-------- GIVEN DATA --------

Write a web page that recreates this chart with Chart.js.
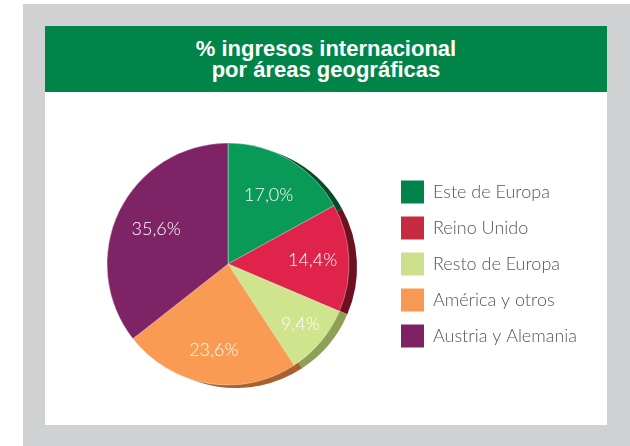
<!DOCTYPE html>
<html><head><meta charset="utf-8">
<script src="https://cdn.jsdelivr.net/npm/chart.js@4"></script>
<style>
html,body{margin:0;padding:0;}
body{width:630px;height:446px;background:#fff;position:relative;overflow:hidden;}
#frame{position:absolute;left:23px;top:4px;width:607px;height:442px;background:#d0d1d3;}
#panel{position:absolute;left:45px;top:26px;width:562px;height:399px;background:#fff;}
#head{height:66px;background:#008448;color:#fff;display:flex;align-items:center;justify-content:center;text-align:center;font:bold 22px/21px "Liberation Sans",Arial,sans-serif;}
#wrap{position:relative;width:562px;height:333px;}
</style>
</head><body>
<div id="frame"></div>
<div id="panel">
  <div id="head"><div>% ingresos internacional<br>por áreas geográficas</div></div>
  <div id="wrap"><canvas id="c"></canvas></div>
</div>
<script>
const categories = ["Este de Europa", "Reino Unido", "Resto de Europa", "América y otros", "Austria y Alemania"];
const values = [17.0, 14.4, 9.4, 23.6, 35.6];
const sliceColors = ["#0a9a58", "#e0234b", "#cfe48c", "#f99b52", "#7e2466"];
const legendColors = ["#008349", "#c52a41", "#cddf8b", "#f79853", "#7f2165"];
const rimColors = ["#064a2a", "#6e0f22", "#8ea055", "#a8602e", "#4a1038"];
const labelRadius = [0.66, 0.70, 0.78, 0.72, 0.66];

const fmt = v => v.toFixed(1).replace('.', ',') + '%';

const rimPlugin = {
  id: 'rim',
  beforeDatasetsDraw(chart) {
    const ctx = chart.ctx;
    const meta = chart.getDatasetMeta(0);
    meta.data.forEach((arc, i) => {
      const p = arc.getProps(['x','y','startAngle','endAngle','outerRadius'], true);
      ctx.save();
      ctx.beginPath();
      ctx.moveTo(p.x + 8, p.y + 3);
      ctx.arc(p.x + 8, p.y + 3, p.outerRadius, p.startAngle, p.endAngle);
      ctx.closePath();
      ctx.fillStyle = rimColors[i];
      ctx.fill();
      ctx.restore();
    });
  }
};

const labelPlugin = {
  id: 'pctLabels',
  afterDatasetsDraw(chart) {
    const ctx = chart.ctx;
    const meta = chart.getDatasetMeta(0);
    ctx.save();
    ctx.fillStyle = '#ffffff';
    ctx.font = '300 18px Lato, "Open Sans", sans-serif';
    ctx.textAlign = 'center';
    ctx.textBaseline = 'middle';
    meta.data.forEach((arc, i) => {
      const p = arc.getProps(['x','y','startAngle','endAngle','outerRadius'], true);
      const mid = (p.startAngle + p.endAngle) / 2;
      const r = p.outerRadius * labelRadius[i];
      ctx.fillText(fmt(values[i]), p.x + Math.cos(mid) * r, p.y + Math.sin(mid) * r);
    });
    ctx.restore();
  }
};

new Chart(document.getElementById('c'), {
  type: 'pie',
  data: {
    labels: categories,
    datasets: [{
      data: values,
      backgroundColor: sliceColors,
      borderColor: 'rgba(255,255,255,0.35)',
      borderWidth: 1,
      hoverOffset: 0
    }]
  },
  options: {
    responsive: true,
    maintainAspectRatio: false,
    animation: false,
    radius: 121,
    layout: { padding: { left: 23, top: 51, bottom: 40, right: 23 } },
    plugins: {
      tooltip: { enabled: false },
      legend: {
        position: 'right',
        maxWidth: 196,
        labels: {
          boxWidth: 23,
          boxHeight: 23,
          padding: 13,
          color: '#555555',
          font: { family: 'Lato, "Open Sans", sans-serif', size: 18, weight: '300' },
          generateLabels(chart) {
            return categories.map((t, i) => ({
              text: t,
              fillStyle: legendColors[i],
              strokeStyle: legendColors[i],
              lineWidth: 0,
              hidden: false,
              index: i,
              fontColor: '#555555'
            }));
          }
        }
      }
    }
  },
  plugins: [rimPlugin, labelPlugin]
});
</script>
</body></html>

--------

_GOAL_. Return each line from the material above exactly, but not the pictures.

_WRITTEN SOLUTION_.
Write a web page that recreates this chart with Chart.js.
<!DOCTYPE html>
<html><head><meta charset="utf-8">
<script src="https://cdn.jsdelivr.net/npm/chart.js@4"></script>
<style>
html,body{margin:0;padding:0;}
body{width:630px;height:446px;background:#fff;position:relative;overflow:hidden;}
#frame{position:absolute;left:23px;top:4px;width:607px;height:442px;background:#d0d1d3;}
#panel{position:absolute;left:45px;top:26px;width:562px;height:399px;background:#fff;}
#head{height:66px;background:#008448;color:#fff;display:flex;align-items:center;justify-content:center;text-align:center;font:bold 22px/21px "Liberation Sans",Arial,sans-serif;}
#wrap{position:relative;width:562px;height:333px;}
</style>
</head><body>
<div id="frame"></div>
<div id="panel">
  <div id="head"><div>% ingresos internacional<br>por áreas geográficas</div></div>
  <div id="wrap"><canvas id="c"></canvas></div>
</div>
<script>
const categories = ["Este de Europa", "Reino Unido", "Resto de Europa", "América y otros", "Austria y Alemania"];
const values = [17.0, 14.4, 9.4, 23.6, 35.6];
const sliceColors = ["#0a9a58", "#e0234b", "#cfe48c", "#f99b52", "#7e2466"];
const legendColors = ["#008349", "#c52a41", "#cddf8b", "#f79853", "#7f2165"];
const rimColors = ["#064a2a", "#6e0f22", "#8ea055", "#a8602e", "#4a1038"];
const labelRadius = [0.66, 0.70, 0.78, 0.72, 0.66];

const fmt = v => v.toFixed(1).replace('.', ',') + '%';

const rimPlugin = {
  id: 'rim',
  beforeDatasetsDraw(chart) {
    const ctx = chart.ctx;
    const meta = chart.getDatasetMeta(0);
    meta.data.forEach((arc, i) => {
      const p = arc.getProps(['x','y','startAngle','endAngle','outerRadius'], true);
      ctx.save();
      ctx.beginPath();
      ctx.moveTo(p.x + 8, p.y + 3);
      ctx.arc(p.x + 8, p.y + 3, p.outerRadius, p.startAngle, p.endAngle);
      ctx.closePath();
      ctx.fillStyle = rimColors[i];
      ctx.fill();
      ctx.restore();
    });
  }
};

const labelPlugin = {
  id: 'pctLabels',
  afterDatasetsDraw(chart) {
    const ctx = chart.ctx;
    const meta = chart.getDatasetMeta(0);
    ctx.save();
    ctx.fillStyle = '#ffffff';
    ctx.font = '300 18px Lato, "Open Sans", sans-serif';
    ctx.textAlign = 'center';
    ctx.textBaseline = 'middle';
    meta.data.forEach((arc, i) => {
      const p = arc.getProps(['x','y','startAngle','endAngle','outerRadius'], true);
      const mid = (p.startAngle + p.endAngle) / 2;
      const r = p.outerRadius * labelRadius[i];
      ctx.fillText(fmt(values[i]), p.x + Math.cos(mid) * r, p.y + Math.sin(mid) * r);
    });
    ctx.restore();
  }
};

new Chart(document.getElementById('c'), {
  type: 'pie',
  data: {
    labels: categories,
    datasets: [{
      data: values,
      backgroundColor: sliceColors,
      borderColor: 'rgba(255,255,255,0.35)',
      borderWidth: 1,
      hoverOffset: 0
    }]
  },
  options: {
    responsive: true,
    maintainAspectRatio: false,
    animation: false,
    radius: 121,
    layout: { padding: { left: 23, top: 51, bottom: 40, right: 23 } },
    plugins: {
      tooltip: { enabled: false },
      legend: {
        position: 'right',
        maxWidth: 196,
        labels: {
          boxWidth: 23,
          boxHeight: 23,
          padding: 13,
          color: '#555555',
          font: { family: 'Lato, "Open Sans", sans-serif', size: 18, weight: '300' },
          generateLabels(chart) {
            return categories.map((t, i) => ({
              text: t,
              fillStyle: legendColors[i],
              strokeStyle: legendColors[i],
              lineWidth: 0,
              hidden: false,
              index: i,
              fontColor: '#555555'
            }));
          }
        }
      }
    }
  },
  plugins: [rimPlugin, labelPlugin]
});
</script>
</body></html>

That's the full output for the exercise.